Friday Finds: Lorax Speaks for the SUVs
The Lorax peddles SUVs to elementary kids
The main character from Dr. Seuss’ “The Lorax,” a book that has long been considered a timeless screed on the environmental perils of overconsumption, is now being used to hawk gas-guzzling SUVs to school children, reports the Washington Post. In the book, the Lorax speaks for the trees against the greedy Once-ler. But recently, the fuzzy character showed up at Alexandria’s James K. Polk Elementary School, encouraging kids to persuade their parents to take a test drive of a Mazda SUV. In exchange, kids could help raise money for other schools’ libraries and qualify for a sweepstakes entry. At the event, a Mazda rep defended the move, arguing that the eco-friendly Lorax would like the new SUVs, which have “really good environmentally friendly technologies,” like getting 35 miles per gallon. Yikes! (If that's considered "good" gas mileage, I'd hate to know what's poor gas mileage.) Luckily, not all the kids were taken in by the greenwashed marketing pitch. For example, when a group of kids walked past the car and started excitedly yelling, “Lorax car!” , one student quietly pointed out that the Lorax doesn’t even drive a car.

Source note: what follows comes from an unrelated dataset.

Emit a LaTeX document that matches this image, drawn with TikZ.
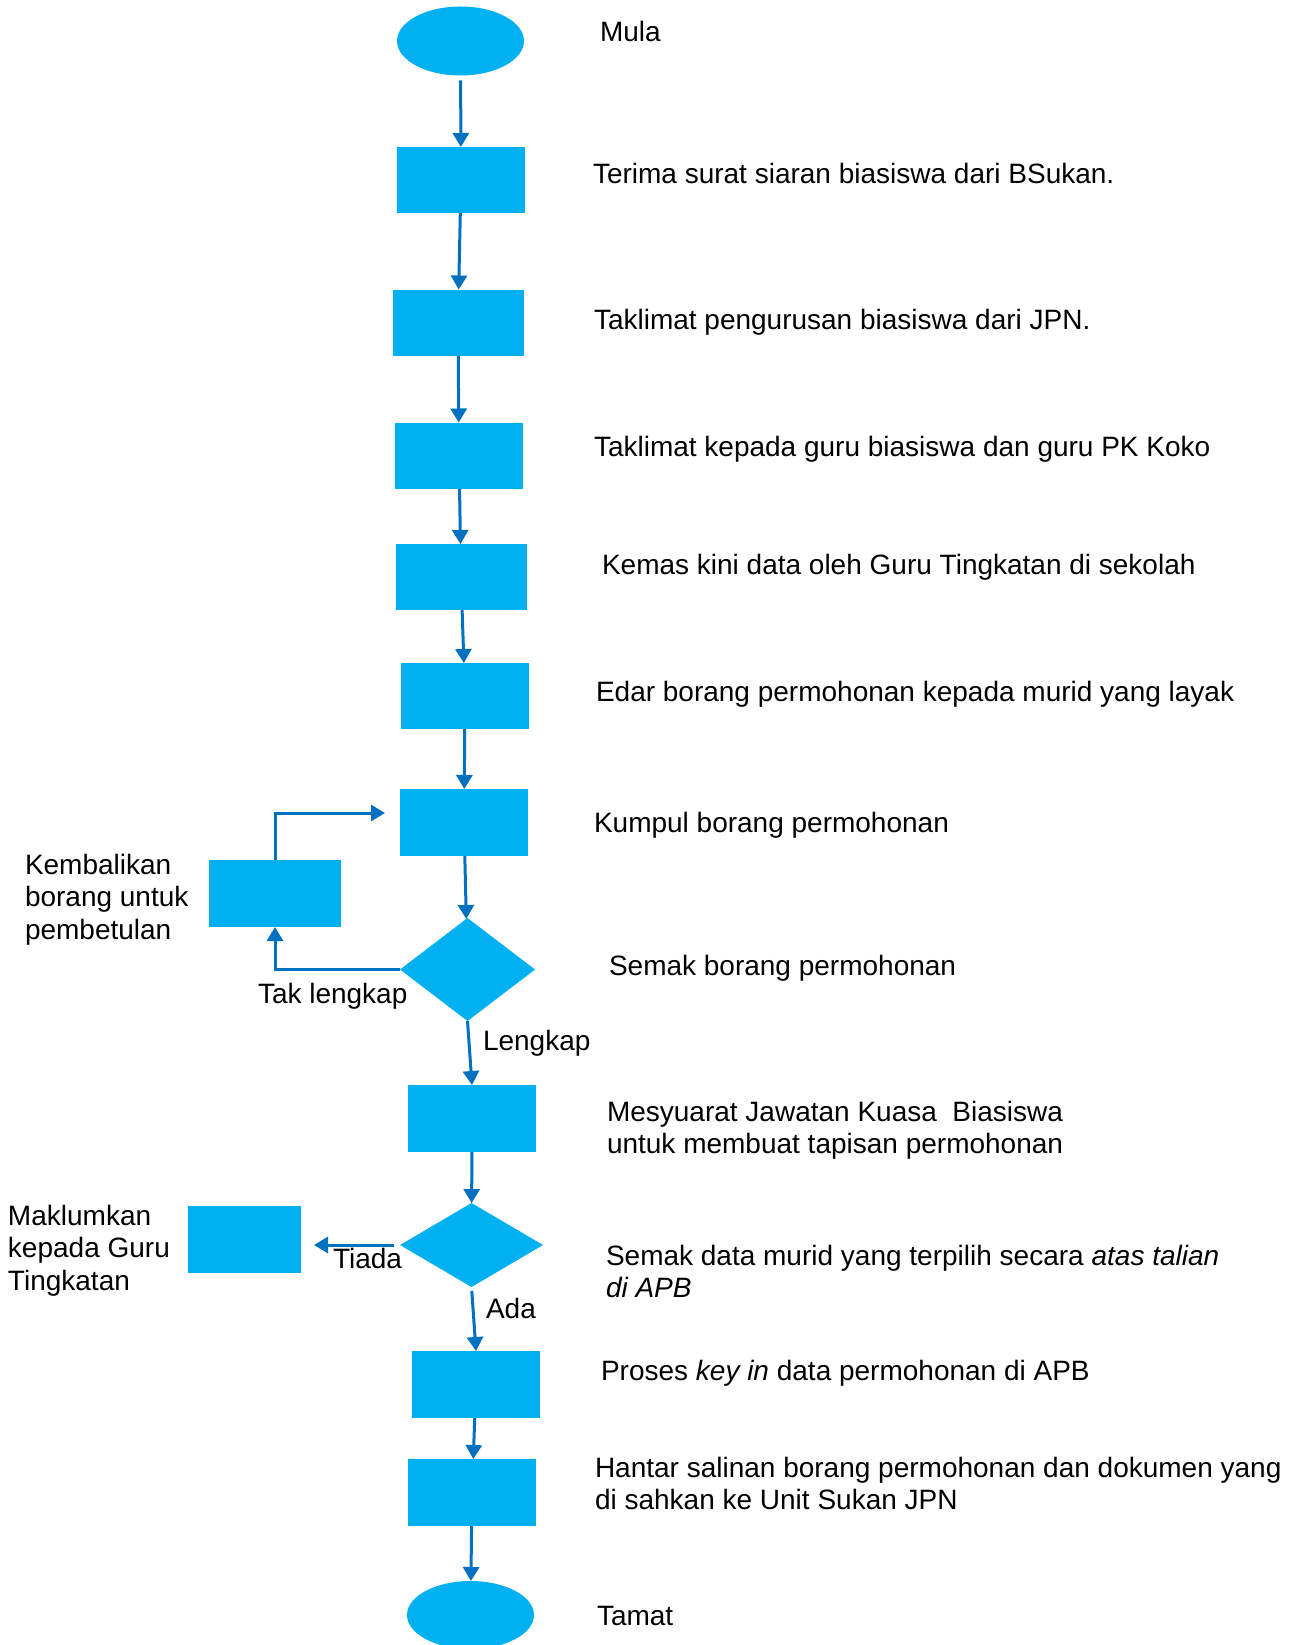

Ocean enthusiasts who are terrified of the water can now take a virtual swim among parrotfish, coral reefs and other sea creatures, all without getting wet, thanks to a new Google venture that brings Google Street View to the oceans, reports the Wall Street Journal. Partnering with oceanographers and the international insurance company Catlin Group Limited, the program will give ocean access to anyone with a computer. It will also allow scientists to track data such as migration patterns, sea turtle populations and the health of the Great Barrier Reef, which, among other reefs, is under constant threat from climate change. As with other environmental programs like wilderness treks and farm-to-school initiatives, the hope is that Google Oceans will inspire people to protect the ocean environment, which are under threat from overfishing, habitat loss, pollution and now climate change.
Despite record profits, oil and gas companies continue to receive about $4 billion in subsidies every year, and that has to stop, says President Obama. According to the New York Times, Obama is calling on Congress to end oil and gas subsidies entirely and instead use that money to fund a “clean-energy future” that includes proven, clean technologies like wind power, solar panels and electric cars. Speaking of electric cars, teen idol Justin Bieber recently jumped on the clean energy bandwagon with the gift of an all-electric car Fisker Karma for his 18th birthday. But Bieber isn’t the only celebrity to hop into one of these exhaust-free beauties. Movie star Leonardo DiCaprio was the first to drive away in the electric sports supercar, which runs up to 50 miles on a lithium-ion battery pack and includes an eco-friendly interior.
It’s been almost a year since Japan was first hit by an earthquake, then a tsunami, then a nuclear meltdown, but the world is still experiencing fallout from the disastrous trifecta, reports the LA Times. In Japan, concerns over radiation exposure remain, while in the U.S., Hawaiians wearily eye the Pacific in anticipation of the first wave of tsunami debris to hit their beaches. (The rest of the West Coast, excluding California, will most likely see debris in 2013.) Last year’s tsunami created between 1 and 2 million tons of trash, including lumber, rooftops and chunks of metal. Most of it is expected to eventually make its way to the final resting place for most ocean garbage—the Great Pacific Garbage Patch, which stretches across the North Pacific Ocean for hundreds of miles and is mostly made of plastic.